_Exercise brief:_ Starting at the first line of the listing below, repeat each line up to and including the one containing "from matplotlib.ticker import MultipleLocator". Leave out pictures.

** START OF Data section **

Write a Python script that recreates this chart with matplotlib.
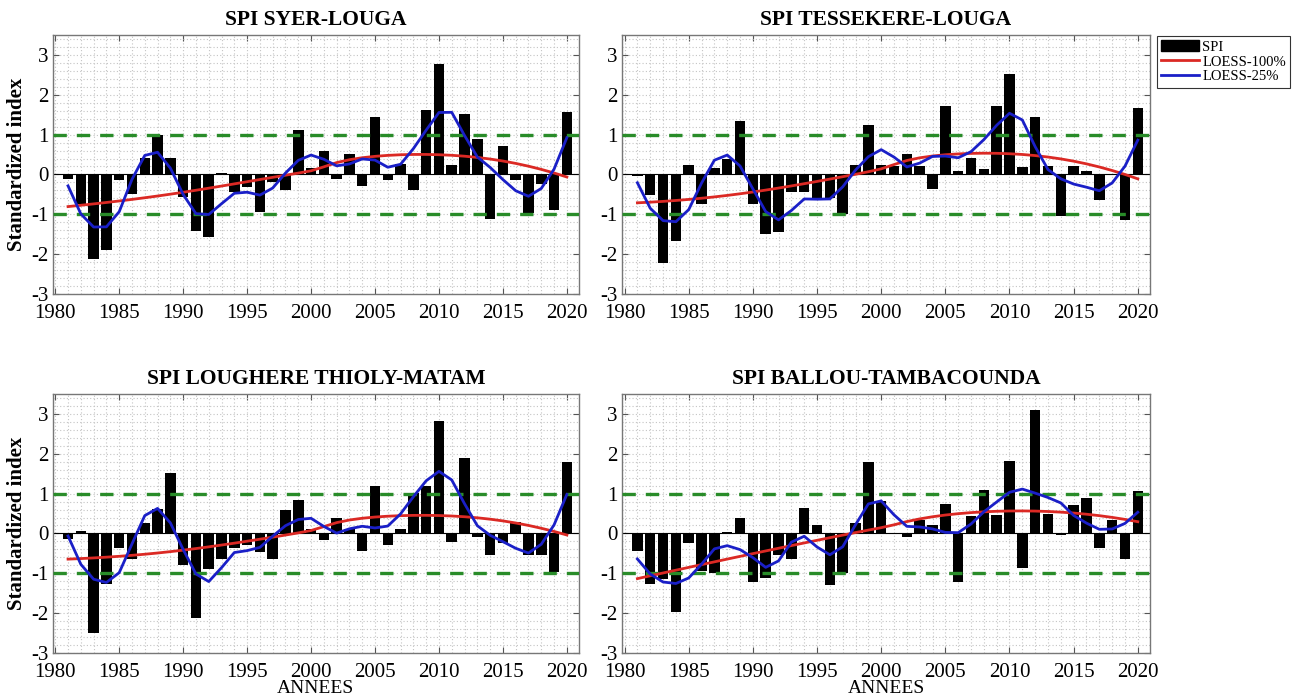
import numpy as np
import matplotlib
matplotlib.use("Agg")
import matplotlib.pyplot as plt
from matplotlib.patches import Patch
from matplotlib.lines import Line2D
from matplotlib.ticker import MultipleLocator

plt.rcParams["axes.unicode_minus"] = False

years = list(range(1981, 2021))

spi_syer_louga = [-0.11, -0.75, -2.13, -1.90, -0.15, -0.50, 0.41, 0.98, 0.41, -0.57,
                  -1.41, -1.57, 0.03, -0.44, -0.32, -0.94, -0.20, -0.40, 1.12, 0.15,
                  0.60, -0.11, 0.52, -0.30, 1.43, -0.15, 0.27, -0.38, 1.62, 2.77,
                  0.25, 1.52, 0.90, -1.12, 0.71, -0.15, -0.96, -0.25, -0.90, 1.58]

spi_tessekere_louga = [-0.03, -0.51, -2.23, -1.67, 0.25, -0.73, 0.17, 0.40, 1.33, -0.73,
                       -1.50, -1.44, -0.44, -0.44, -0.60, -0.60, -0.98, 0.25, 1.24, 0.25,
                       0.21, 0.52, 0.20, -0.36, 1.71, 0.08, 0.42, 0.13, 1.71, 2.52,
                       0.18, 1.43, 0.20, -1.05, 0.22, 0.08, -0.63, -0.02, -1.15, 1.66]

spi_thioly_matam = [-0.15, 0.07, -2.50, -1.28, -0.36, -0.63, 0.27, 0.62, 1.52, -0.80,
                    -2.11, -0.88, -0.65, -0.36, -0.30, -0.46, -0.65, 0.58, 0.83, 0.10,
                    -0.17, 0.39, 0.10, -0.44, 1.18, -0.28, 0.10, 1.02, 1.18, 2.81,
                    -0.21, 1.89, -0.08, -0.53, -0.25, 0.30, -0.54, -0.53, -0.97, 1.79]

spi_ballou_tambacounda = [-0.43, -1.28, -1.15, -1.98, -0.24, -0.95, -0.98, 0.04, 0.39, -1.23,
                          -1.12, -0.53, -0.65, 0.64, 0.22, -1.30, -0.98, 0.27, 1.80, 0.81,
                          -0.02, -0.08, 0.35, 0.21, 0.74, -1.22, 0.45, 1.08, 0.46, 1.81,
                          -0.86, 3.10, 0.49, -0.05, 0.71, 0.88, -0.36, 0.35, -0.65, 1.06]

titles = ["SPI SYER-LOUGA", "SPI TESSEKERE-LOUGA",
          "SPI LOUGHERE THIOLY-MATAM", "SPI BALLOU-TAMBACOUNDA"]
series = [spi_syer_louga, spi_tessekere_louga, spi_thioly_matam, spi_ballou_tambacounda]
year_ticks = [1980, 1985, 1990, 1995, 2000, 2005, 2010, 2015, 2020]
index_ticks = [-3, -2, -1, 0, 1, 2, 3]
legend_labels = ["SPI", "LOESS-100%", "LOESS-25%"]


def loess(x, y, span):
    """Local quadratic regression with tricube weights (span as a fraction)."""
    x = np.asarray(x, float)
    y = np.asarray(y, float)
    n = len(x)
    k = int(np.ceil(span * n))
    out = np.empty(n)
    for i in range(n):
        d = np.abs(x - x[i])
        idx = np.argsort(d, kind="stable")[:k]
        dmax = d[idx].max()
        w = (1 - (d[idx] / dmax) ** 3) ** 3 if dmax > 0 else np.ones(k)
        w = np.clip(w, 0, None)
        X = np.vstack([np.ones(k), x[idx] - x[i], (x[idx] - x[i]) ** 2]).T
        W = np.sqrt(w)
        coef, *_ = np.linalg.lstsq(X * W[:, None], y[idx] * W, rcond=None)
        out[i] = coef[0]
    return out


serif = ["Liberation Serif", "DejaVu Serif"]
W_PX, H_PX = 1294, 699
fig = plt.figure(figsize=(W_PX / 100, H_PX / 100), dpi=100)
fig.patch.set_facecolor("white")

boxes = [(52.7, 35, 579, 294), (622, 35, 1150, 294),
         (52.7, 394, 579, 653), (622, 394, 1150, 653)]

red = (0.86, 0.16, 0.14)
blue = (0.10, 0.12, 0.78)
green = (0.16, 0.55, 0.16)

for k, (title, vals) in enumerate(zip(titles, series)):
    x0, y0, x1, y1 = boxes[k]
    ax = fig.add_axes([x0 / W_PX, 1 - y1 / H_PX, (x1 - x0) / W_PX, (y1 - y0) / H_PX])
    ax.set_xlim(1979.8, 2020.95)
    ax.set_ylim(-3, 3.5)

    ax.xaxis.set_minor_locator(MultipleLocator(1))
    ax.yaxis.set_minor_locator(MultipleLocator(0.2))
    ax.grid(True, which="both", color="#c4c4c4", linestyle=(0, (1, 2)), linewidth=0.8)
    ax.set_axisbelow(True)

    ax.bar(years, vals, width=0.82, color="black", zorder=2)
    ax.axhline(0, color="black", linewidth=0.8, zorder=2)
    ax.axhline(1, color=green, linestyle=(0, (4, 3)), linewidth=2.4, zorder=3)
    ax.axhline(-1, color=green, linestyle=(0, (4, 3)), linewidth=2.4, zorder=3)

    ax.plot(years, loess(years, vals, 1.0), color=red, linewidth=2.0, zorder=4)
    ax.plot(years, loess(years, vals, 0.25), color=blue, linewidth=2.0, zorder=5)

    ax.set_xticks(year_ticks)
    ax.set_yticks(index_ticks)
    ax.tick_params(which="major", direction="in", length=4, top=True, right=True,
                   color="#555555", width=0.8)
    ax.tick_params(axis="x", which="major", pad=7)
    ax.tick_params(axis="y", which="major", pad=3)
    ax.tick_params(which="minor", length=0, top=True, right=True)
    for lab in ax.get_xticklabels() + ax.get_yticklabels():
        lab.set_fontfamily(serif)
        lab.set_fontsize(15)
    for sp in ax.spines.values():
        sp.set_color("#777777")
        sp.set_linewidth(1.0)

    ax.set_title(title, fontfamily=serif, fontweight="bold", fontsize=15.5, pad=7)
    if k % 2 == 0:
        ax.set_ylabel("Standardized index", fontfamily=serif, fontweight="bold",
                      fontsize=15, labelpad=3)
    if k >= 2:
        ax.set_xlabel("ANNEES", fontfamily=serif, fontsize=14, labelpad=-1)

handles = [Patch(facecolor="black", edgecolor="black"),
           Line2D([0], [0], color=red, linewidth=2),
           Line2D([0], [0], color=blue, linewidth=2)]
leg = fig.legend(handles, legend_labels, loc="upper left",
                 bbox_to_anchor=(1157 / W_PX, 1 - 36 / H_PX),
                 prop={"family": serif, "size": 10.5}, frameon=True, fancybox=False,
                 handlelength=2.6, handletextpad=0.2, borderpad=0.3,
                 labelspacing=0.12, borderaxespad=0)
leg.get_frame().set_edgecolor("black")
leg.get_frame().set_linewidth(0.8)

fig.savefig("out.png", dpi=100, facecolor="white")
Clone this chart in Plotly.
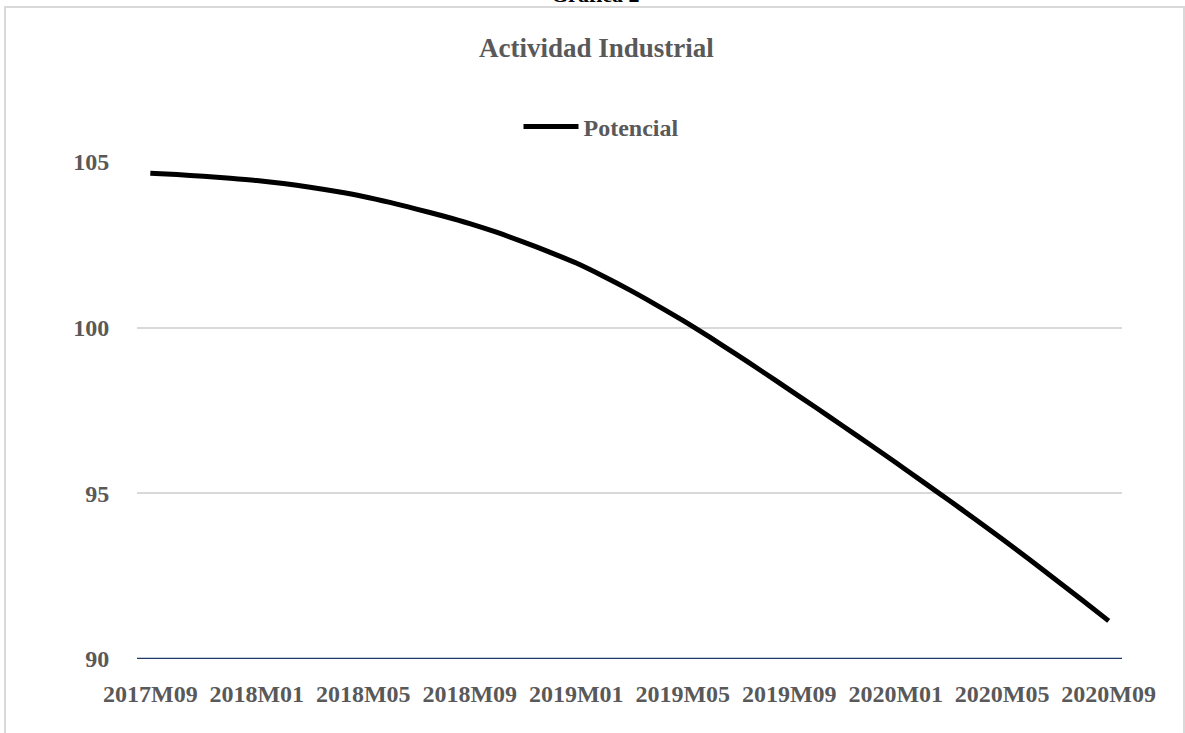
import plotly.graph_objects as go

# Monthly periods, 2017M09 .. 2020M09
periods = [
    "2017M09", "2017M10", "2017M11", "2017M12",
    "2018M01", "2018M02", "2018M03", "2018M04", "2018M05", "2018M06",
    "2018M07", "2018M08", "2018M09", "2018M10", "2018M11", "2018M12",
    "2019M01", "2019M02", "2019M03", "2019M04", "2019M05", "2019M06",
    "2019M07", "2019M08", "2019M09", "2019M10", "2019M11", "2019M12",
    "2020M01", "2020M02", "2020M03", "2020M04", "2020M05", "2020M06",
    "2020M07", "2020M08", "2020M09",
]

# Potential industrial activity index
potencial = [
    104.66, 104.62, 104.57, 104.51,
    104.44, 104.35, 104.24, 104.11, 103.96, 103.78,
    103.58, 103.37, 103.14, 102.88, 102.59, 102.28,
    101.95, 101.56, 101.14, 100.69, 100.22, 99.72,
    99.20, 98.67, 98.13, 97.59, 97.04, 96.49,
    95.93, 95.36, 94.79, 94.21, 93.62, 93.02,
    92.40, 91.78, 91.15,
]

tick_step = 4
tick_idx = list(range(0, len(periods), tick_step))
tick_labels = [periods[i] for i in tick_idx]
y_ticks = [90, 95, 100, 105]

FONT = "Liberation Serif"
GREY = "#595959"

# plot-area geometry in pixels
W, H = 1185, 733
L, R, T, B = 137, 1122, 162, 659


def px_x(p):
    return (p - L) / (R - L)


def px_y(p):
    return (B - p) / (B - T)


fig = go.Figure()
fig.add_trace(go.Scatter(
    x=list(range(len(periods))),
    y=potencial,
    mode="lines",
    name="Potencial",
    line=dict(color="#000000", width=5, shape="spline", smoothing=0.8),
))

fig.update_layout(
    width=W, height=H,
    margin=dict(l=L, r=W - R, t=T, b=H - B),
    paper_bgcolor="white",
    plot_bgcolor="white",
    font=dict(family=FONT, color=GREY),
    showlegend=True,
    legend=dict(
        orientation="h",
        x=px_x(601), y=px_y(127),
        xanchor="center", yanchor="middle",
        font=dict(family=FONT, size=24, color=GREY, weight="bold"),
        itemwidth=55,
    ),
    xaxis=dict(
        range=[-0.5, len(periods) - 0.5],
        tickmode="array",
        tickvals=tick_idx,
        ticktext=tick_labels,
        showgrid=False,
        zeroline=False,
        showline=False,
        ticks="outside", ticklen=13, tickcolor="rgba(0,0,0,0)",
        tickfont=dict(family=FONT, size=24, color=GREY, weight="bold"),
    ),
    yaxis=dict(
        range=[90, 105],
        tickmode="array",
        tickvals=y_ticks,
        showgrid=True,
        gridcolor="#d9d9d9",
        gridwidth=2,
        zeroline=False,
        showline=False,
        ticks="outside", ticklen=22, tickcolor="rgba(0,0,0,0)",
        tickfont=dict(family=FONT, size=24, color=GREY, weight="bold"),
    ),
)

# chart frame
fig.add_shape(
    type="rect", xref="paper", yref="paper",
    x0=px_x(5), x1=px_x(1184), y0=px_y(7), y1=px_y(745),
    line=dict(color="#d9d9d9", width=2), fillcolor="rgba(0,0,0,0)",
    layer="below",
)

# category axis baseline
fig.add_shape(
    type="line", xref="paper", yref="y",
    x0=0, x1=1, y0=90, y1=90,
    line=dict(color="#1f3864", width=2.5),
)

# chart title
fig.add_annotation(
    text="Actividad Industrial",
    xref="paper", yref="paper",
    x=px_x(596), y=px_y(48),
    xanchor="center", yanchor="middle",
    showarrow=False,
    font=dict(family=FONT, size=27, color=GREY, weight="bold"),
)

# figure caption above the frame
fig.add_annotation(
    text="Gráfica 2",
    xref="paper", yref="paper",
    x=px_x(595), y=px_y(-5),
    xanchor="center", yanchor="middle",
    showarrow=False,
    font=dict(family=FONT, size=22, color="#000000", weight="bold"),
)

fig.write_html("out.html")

** END OF Data section **

_Complete response:_
Write a Python script that recreates this chart with matplotlib.
import numpy as np
import matplotlib
matplotlib.use("Agg")
import matplotlib.pyplot as plt
from matplotlib.patches import Patch
from matplotlib.lines import Line2D
from matplotlib.ticker import MultipleLocator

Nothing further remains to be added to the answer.